El 8 de septiembre de 1676, fue enviado a predicar al monasterio de San Prosdócimo, en Padua. Allí, por su oración y su bendición, se curó instantáneamente la monja Vincenza Francesconi, que desde hacía trece años yacía enferma en cama. También en Venecia, un mes después, se verificaron acontecimientos extraordinarios parecidos, de forma que comenzó a difundirse por doquier su fama de santidad y cobró más crédito su predicación.

Sin turbarse por ello, prosiguió con sencillez su apostolado de la palabra.

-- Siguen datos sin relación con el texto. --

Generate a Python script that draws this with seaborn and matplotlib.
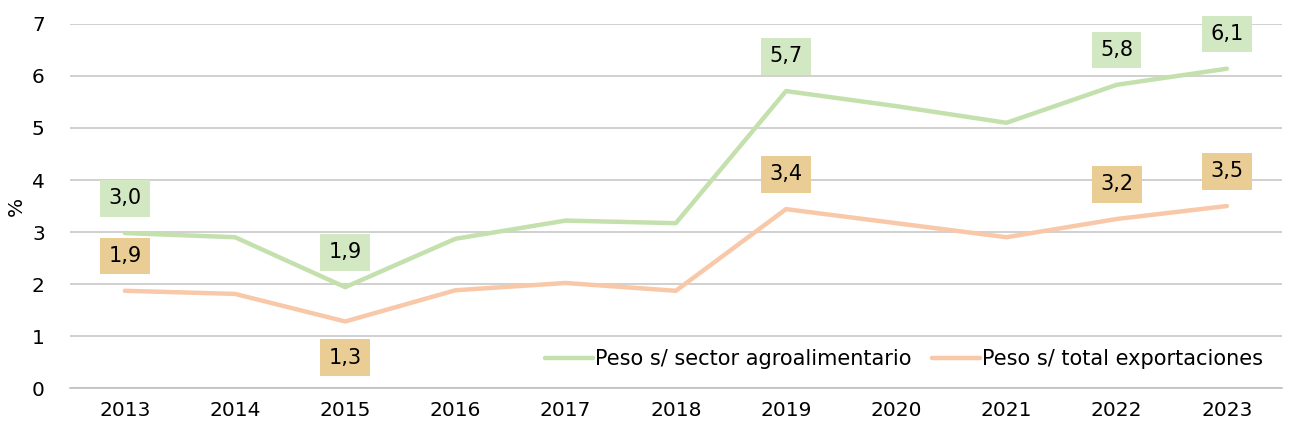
import pandas as pd
import matplotlib.pyplot as plt
import seaborn as sns

years = ["2013", "2014", "2015", "2016", "2017", "2018", "2019", "2020", "2021", "2022", "2023"]
agro = [2.98, 2.90, 1.94, 2.87, 3.22, 3.17, 5.71, 5.42, 5.10, 5.83, 6.14]
total = [1.87, 1.81, 1.28, 1.88, 2.02, 1.87, 3.44, 3.17, 2.90, 3.25, 3.50]
series_names = ["Peso s/ sector agroalimentario", "Peso s/ total exportaciones"]

# which points carry a value label, and where
agro_labels = {0: "3,0", 2: "1,9", 6: "5,7", 9: "5,8", 10: "6,1"}
total_labels = {0: "1,9", 2: "1,3", 6: "3,4", 9: "3,2", 10: "3,5"}
below = {("total", 2)}

df = pd.DataFrame({
    "year": years * 2,
    "value": agro + total,
    "serie": [series_names[0]] * len(years) + [series_names[1]] * len(years),
})

sns.set_style("white")
plt.rcParams['font.family'] = ['DejaVu Sans']
plt.rcParams['text.color'] = "black"

fig = plt.figure(figsize=(12.91, 4.36), dpi=100)
ax = fig.add_axes([0.054, 0.110, 0.939, 0.835])

palette = {series_names[0]: "#c3e0ad", series_names[1]: "#f8c8a8"}
sns.lineplot(data=df, x="year", y="value", hue="serie", palette=palette,
             linewidth=3.2, ax=ax, sort=False, solid_capstyle="round")

ax.set_ylim(0, 7)
ax.set_xlim(-0.5, 10.5)
ax.set_yticks(range(0, 8))
ax.yaxis.grid(True, color="#c8c8c8", linewidth=1.2)
ax.set_axisbelow(True)
for s in ["left", "top", "right"]:
    ax.spines[s].set_visible(False)
ax.spines["bottom"].set_color("#c0c0c0")
ax.spines["bottom"].set_linewidth(1.2)
ax.tick_params(axis="both", length=0, labelsize=14.5, colors="black")
ax.tick_params(axis="y", pad=18)
ax.tick_params(axis="x", pad=9)
ax.set_xlabel("")
ax.set_ylabel("%", fontsize=14.5, color="black", labelpad=4)

for i, txt in agro_labels.items():
    ax.annotate(txt, (i, agro[i]), xytext=(0, 25), textcoords="offset points",
                ha="center", va="center", fontsize=15,
                bbox=dict(boxstyle="square,pad=0.4", fc="#d2e8c2", ec="none"))
for i, txt in total_labels.items():
    off = -26 if ("total", i) in below else 25
    ax.annotate(txt, (i, total[i]), xytext=(0, off), textcoords="offset points",
                ha="center", va="center", fontsize=15,
                bbox=dict(boxstyle="square,pad=0.4", fc="#e9cd95", ec="none"))

leg = ax.legend(loc="lower right", bbox_to_anchor=(1.0, 0.0), ncol=2, frameon=False,
                fontsize=15, handlelength=2.3, columnspacing=1.0, handletextpad=0.1)
for line in leg.get_lines():
    line.set_linewidth(3.2)

fig.savefig("out.png", dpi=100)
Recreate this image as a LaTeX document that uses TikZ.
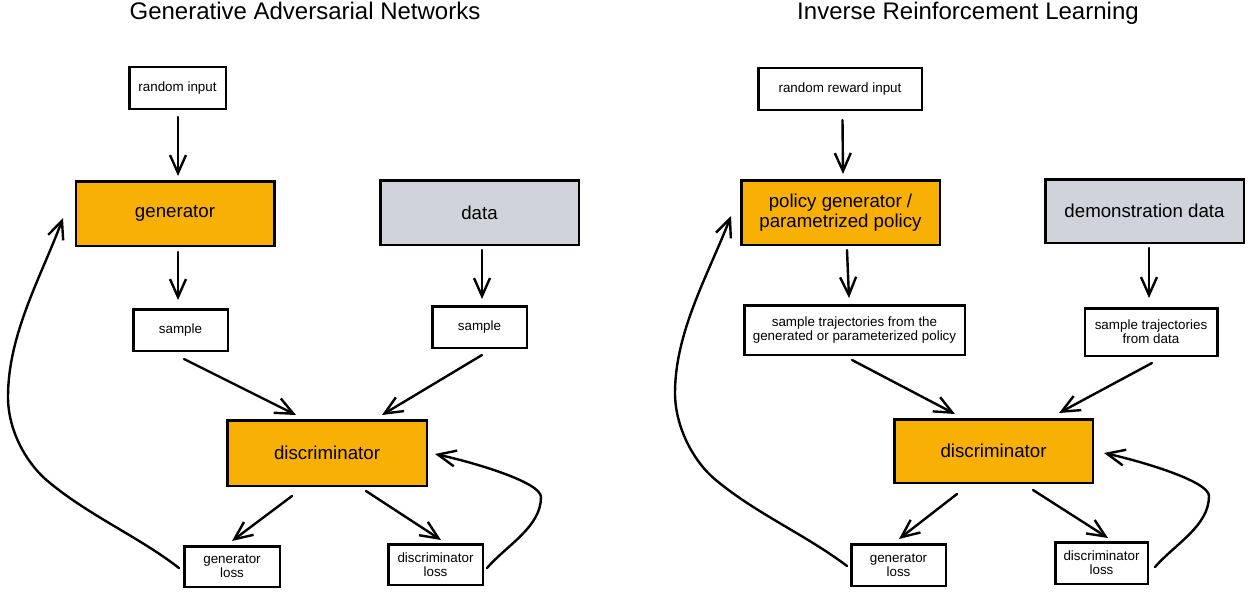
\documentclass[tikz,border=0pt]{standalone}
\usepackage{fontspec}
\setmainfont{Liberation Sans}
\usetikzlibrary{arrows.meta,calc}
\definecolor{gorange}{HTML}{F9B004}
\definecolor{ggray}{HTML}{D0D4DA}
\begin{document}
\begin{tikzpicture}[x=1pt,y=-1pt,
  box/.style={draw=black,line width=2.5pt,inner sep=0pt,align=center},
  small/.style={box,fill=white,font=\fontsize{13.4}{14.3}\selectfont},
  big/.style={box,font=\fontsize{18.7}{19.5}\selectfont},
  hot/.style={big,fill=gorange},
  cool/.style={big,fill=ggray},
  ttl/.style={font=\fontsize{24}{28}\selectfont,anchor=base,inner sep=0pt},
  arr/.style={line width=2.4pt,line cap=round,line join=round,-{Straight Barb[length=18pt,width=16pt]}}
]
\useasboundingbox (0,0) rectangle (1248,594);

% ---------------- left panel ----------------
\node[ttl] (tL) at (305,20) {Generative Adversarial Networks};
\node[small,minimum width=96.5pt,minimum height=41.5pt] (rinL) at (177.5,88) {random input};
\node[hot,minimum width=198.5pt,minimum height=64.5pt] (genL) at (175,213.5) {generator};
\node[cool,minimum width=198.5pt,minimum height=64.5pt] (dataL) at (479.5,212.5) {data};
\node[small,minimum width=94.5pt,minimum height=41.5pt] (sL1) at (180.5,330) {sample};
\node[small,minimum width=94.5pt,minimum height=41.5pt] (sL2) at (479.5,327) {sample};
\node[hot,minimum width=199.5pt,minimum height=65.5pt] (discL) at (327,453) {discriminator};
\node[small,minimum width=95.5pt,minimum height=40.5pt] (glL) at (232,566.5) {generator\\loss};
\node[small,minimum width=94.5pt,minimum height=40.5pt] (dlL) at (435.5,564.5) {discriminator\\loss};

\draw[arr] ($(rinL.south)+(0.5,7)$) -- ($(genL.north)+(3,-4)$);
\draw[arr] ($(genL.south)+(3,5)$) -- ($(sL1.north)+(-2.5,-8)$);
\draw[arr] ($(dataL.south)+(2.5,4)$) -- ($(sL2.north)+(2.5,-6)$);
\draw[arr] ($(sL1.south)+(3.5,7)$) -- ($(discL.north)+(-31,-4)$);
\draw[arr] ($(sL2.south)+(2.5,6)$) -- ($(discL.north)+(55,-4)$);
\draw[arr] ($(discL.south)+(-35,9)$) -- ($(glL.north)+(0,-4)$);
\draw[arr] ($(discL.south)+(39,4)$) -- ($(dlL.north)+(5.5,-3)$);
\draw[arr] ($(dlL.east)+(3,3.5)$) .. controls (507,545) and (541,527) .. (541,497)
  .. controls (541,482) and (472,462) .. ($(discL.east)+(7,1)$);
\draw[arr] ($(glL.west)+(-4,1.5)$) .. controls (139,537) and (90,516) .. (50,483)
  .. controls (25,463) and (8,429) .. (8,397)
  .. controls (8,334) and (41,277) .. ($(genL.west)+(-11.5,4.5)$);

% ---------------- right panel ----------------
\node[ttl] (tR) at (968,20) {Inverse Reinforcement Learning};
\node[small,minimum width=163.5pt,minimum height=41.5pt] (rinR) at (840,89) {random reward input};
\node[hot,minimum width=198.5pt,minimum height=64.5pt] (polR) at (840.5,212.5) {policy generator /\\parametrized policy};
\node[cool,minimum width=198.5pt,minimum height=63.5pt] (demoR) at (1144.5,211) {demonstration data};
\node[small,minimum width=220.5pt,minimum height=49.5pt] (sR1) at (854.5,330) {sample trajectories from the\\generated or parameterized policy};
\node[small,minimum width=132.5pt,minimum height=47.5pt] (sR2) at (1151,332) {sample trajectories\\from data};
\node[hot,minimum width=198.5pt,minimum height=63.5pt] (discR) at (993.5,451) {discriminator};
\node[small,minimum width=94.5pt,minimum height=41.5pt] (glR) at (898.5,565) {generator\\loss};
\node[small,minimum width=92.5pt,minimum height=41.5pt] (dlR) at (1101.5,563) {discriminator\\loss};

\draw[arr] ($(rinR.south)+(2.5,9)$) -- ($(polR.north)+(2.5,-5)$);
\draw[arr] ($(polR.south)+(6.5,4)$) -- ($(sR1.north)+(-5.5,-6)$);
\draw[arr] ($(demoR.south)+(4.5,4)$) -- ($(sR2.north)+(-2,-9)$);
\draw[arr] ($(sR1.south)+(-2.5,4)$) -- ($(discR.north)+(-38.5,-4)$);
\draw[arr] ($(sR2.south)+(1,6)$) -- ($(discR.north)+(65.5,-5)$);
\draw[arr] ($(discR.south)+(-36.5,10)$) -- ($(glR.north)+(0.5,-4)$);
\draw[arr] ($(discR.south)+(39.5,6)$) -- ($(dlR.north)+(6.5,-3)$);
\draw[arr] ($(dlR.east)+(6,4)$) .. controls (1175,544) and (1209,526) .. (1209,496)
  .. controls (1209,481) and (1140,461) .. ($(discR.east)+(10,2)$);
\draw[arr] ($(glR.west)+(-3,1)$) .. controls (806,535) and (757,514) .. (717,481)
  .. controls (692,461) and (675,425) .. (675,393)
  .. controls (675,332) and (708,275) .. ($(polR.west)+(-9,3.5)$);
\end{tikzpicture}
\end{document}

En especial, exhortaba a sus oyentes a incrementar su vida de fe y su vivencia cristiana, a arrepentirse de sus pecados y hacer penitencia.

La noticia de sus milagros y curaciones extraordinarias hizo que fuera cada vez más requerida su presencia, especialmente por reyes y soberanos. En sus últimos veinte años de vida tuvo que realizar, por obediencia a sus superiores de la Orden o a la Santa Sede, fatigosos viajes apostólicos por toda Europa.

Mantuvo una relación especial con el emperador Leopoldo I de Austria, a cuya corte tuvo que dirigirse catorce veces, sobre todo en los meses de verano. Participó activamente en la cruzada anti-turca en calidad de legado pontificio y de misionero apostólico. Contribuyó de manera decisiva a la liberación de Viena del asedio turco, el 12 de septiembre de 1683. De 1683 a 1689 tomó parte en las campañas militares de defensa y liberación de Buda, el 2 de septiembre de 1686, y de Belgrado, el 6 de septiembre de 1688. Favorecía la armonía dentro del ejército imperial, exhortaba a todos a una auténtica conducta cristiana y asistía espiritualmente a los soldados.

En los años siguientes realizó una gran actividad para restablecer la paz en Europa, sobre todo entre Francia y el Imperio, y para promover la unidad de las potencias católicas con vistas a la defensa de la fe, siempre amenazada por los turcos.

En mayo de 1699 emprendió su último viaje hacia la capital del Imperio. Su salud, ya frágil, se deterioró cada vez más, hasta el punto de que tuvo que interrumpir toda actividad. El 2 de agosto recibió en el convento la visita de la familia imperial y, a continuación, la de los más ilustres personajes de Viena. Diez días después, el nuncio apostólico le llevó personalmente la bendición apostólica del Papa Inocencio XII. Recibió los últimos sacramentos y renovó su profesión religiosa. Murió el 13 de agosto de 1699, apretando entre sus manos el crucifijo, asistido por sus augustos amigos el emperador Leopoldo y la emperatriz Eleonora.